* **DO THIS**: Extract, from the listing that follows, each line containing the word "draw".

* **THE INPUT**:
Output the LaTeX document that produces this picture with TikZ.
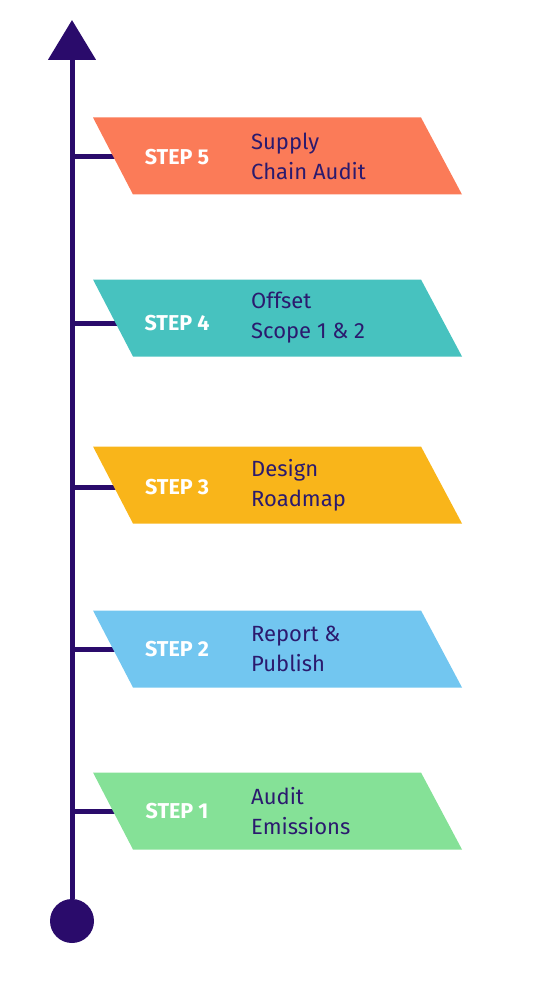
\documentclass[tikz,border=0pt]{standalone}
\usepackage{fontspec}
\setmainfont{Fira Sans}
\usetikzlibrary{arrows.meta}
\definecolor{navy}{HTML}{2A0B6B}
\definecolor{inkblue}{HTML}{2B1A6E}
\definecolor{stepgreen}{HTML}{85E197}
\definecolor{stepblue}{HTML}{72C6F0}
\definecolor{stepyellow}{HTML}{F9B51A}
\definecolor{stepteal}{HTML}{47C2BF}
\definecolor{steporange}{HTML}{FB7B58}
\begin{document}
\begin{tikzpicture}[x=1pt,y=-1pt,
	axisline/.style={line width=5pt,draw=navy},
	steplabel/.style={font=\bfseries\fontsize{21.5}{21.5}\selectfont,text=white,inner sep=0pt},
	steptext/.style={font=\fontsize{22}{30}\selectfont,text=inkblue,align=left,anchor=west,inner sep=0pt}]

	\useasboundingbox (0,0) rectangle (546,1000);

	\node [circle,fill=navy,minimum size=44pt,inner sep=0pt] (start) at (72,921) {};
	\coordinate (top) at (72,20);
	\draw [axisline,-{Triangle[width=47pt,length=40pt]}] (start) -- (top);

	\foreach \n/\y/\b/\c/\t in {1/811/811/stepgreen/{Audit\\Emissions},
		2/649/649/stepblue/{Report \&\\Publish},
		3/485/487/stepyellow/{Design\\Roadmap},
		4/318/323/stepteal/{Offset\\Scope 1 \& 2},
		5/156/157/steporange/{Supply\\Chain Audit}}
	{
		\coordinate (b\n) at (72,\b);
		\coordinate (e\n) at (125,\b);
		\draw [axisline] (b\n) -- (e\n);
		\fill [\c] (93,\y-38.5) -- (421,\y-38.5) -- (462,\y+38.5) -- (133,\y+38.5) -- cycle;
		\node [steplabel] (l\n) at (177,\b) {STEP \n};
		\node [steptext] (t\n) at (251,\y) {\t};
	}

\end{tikzpicture}
\end{document}
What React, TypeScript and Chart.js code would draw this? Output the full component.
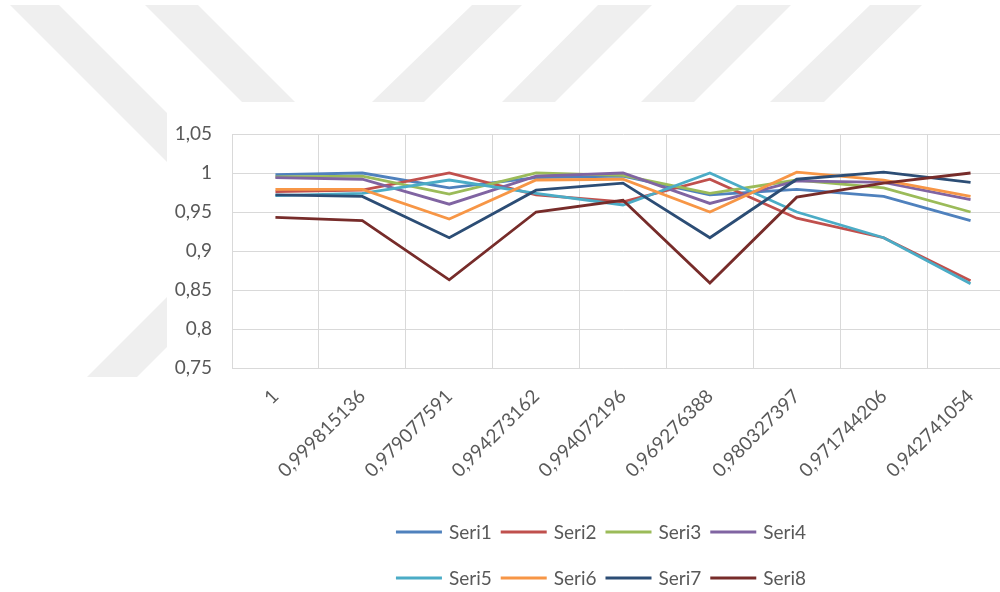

* **TASK ANSWER**:
	axisline/.style={line width=5pt,draw=navy},
	\draw [axisline,-{Triangle[width=47pt,length=40pt]}] (start) -- (top);
		\draw [axisline] (b\n) -- (e\n);
What React, TypeScript and Chart.js code would draw this? Output the full component.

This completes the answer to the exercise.